One of my drum machines had piss-weak sounding snare. I’d sold it when I was broke, but managed to pick up another which someone had modded to improve the snare. This was the first track I made with it, and was so delighted it didn’t sound as crap anymore. I thought I should announce it. When the bassline drops a few semitones that is just me switching the sequencer output from 8V to 1V per octave, quite by accident the first time but it sounded good so I used it. I did cut a big chunk out of the original recording —this one was very over long.
Techno innit. Not much more to say about that: my techno tastes haven’t changed much since I was a teenager in the 90s. My earliest exposure to this kind of stuff was through the Volume ‘Trance Europe Express’ & ‘Trance Atlantic’ compilations which came with a book with interviews & photos of the producers studios. They all talked about picking up 303s for 50p and mad stuff like that, but of course I’d missed the boat there. I was always super inspired by all these techno artists talking about making their tracks live, in an hour (!) on really basic gear. I dunno, maybe they were spoofers. Using things like grooveboxes allows you to get passable stuff up and running very quickly though. I’m quite proud of the “scratching” on this track, just some sequenced white noise & some LFO messing.
I really love that old Fixmer/McCarthy “You Want It” track, this was absolutely inspired by that. Though I’m not brave enough to record myself shouting incendary vocals just yet. This was a late addition to the album, for some reason I felt it needed a 13th track. It also mixed well into the last one, as I made one a few days after the other and forgot to change the tempo on the driving sequencer.

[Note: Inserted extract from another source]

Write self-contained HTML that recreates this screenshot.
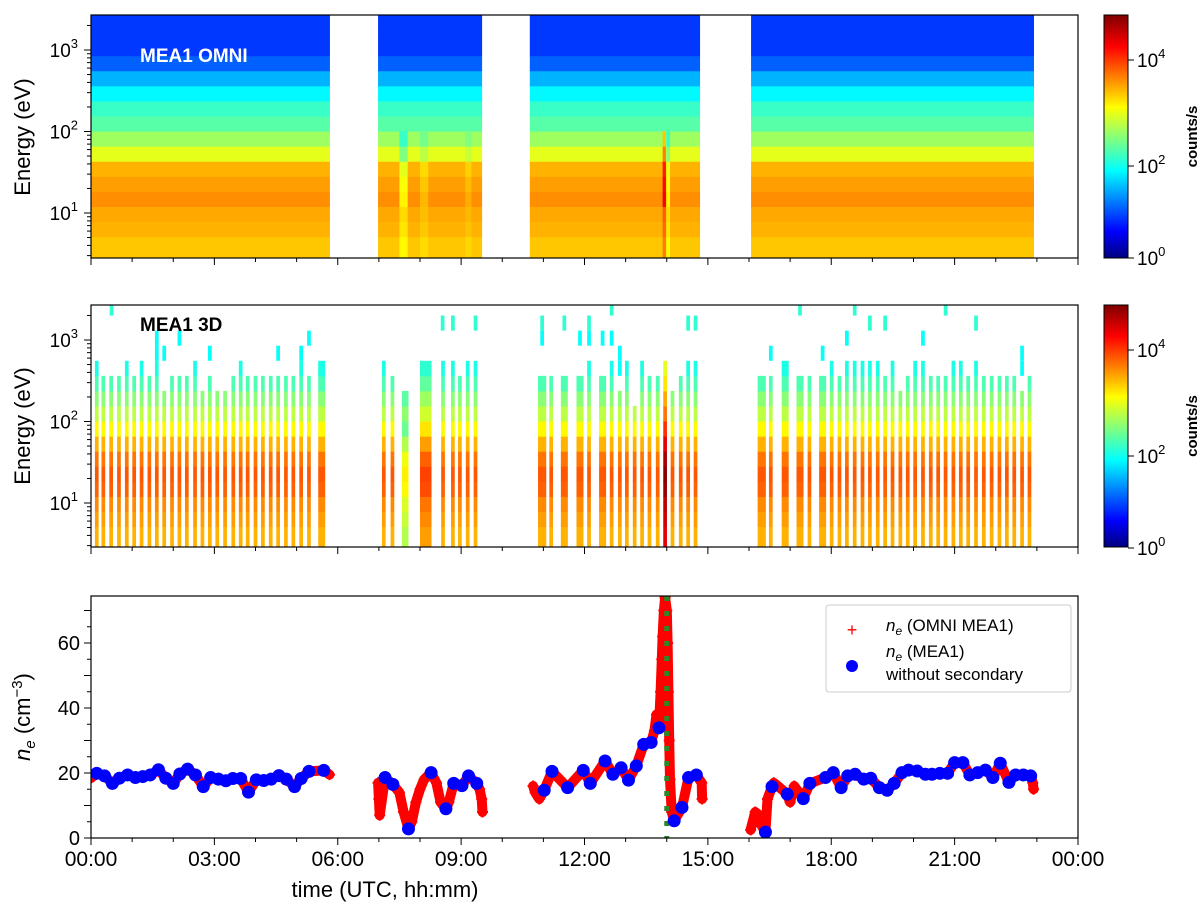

I imagine this to be a kind of creeping menace. It could be what travels inside the astromyxin, what gives the star jelly its shape. When the Ddeodfvvlk leave the jelly, it melts away. What is it doing here? What is its agenda? My money’s on something nefarious.
The Ddeodfvlk is not to be confused with the Csyqrjit-nux who are responsible for the abduction/absorbtion of Brontis from a woodland rave on the inside album cover. Those slimey jokers are the true Pirates of the Mycelium. The Ddeodfvlk is something else entirely, something possibly very horrible. The jury is still out for me on this one.
As I said this was from the same setup session as the last track, similar EBM kind of sound. My favourite thing to do since the album came out is to play this track to people, and ask them very sincerely what they think of my flute playing skills. Then I laugh because its a Kaossilator.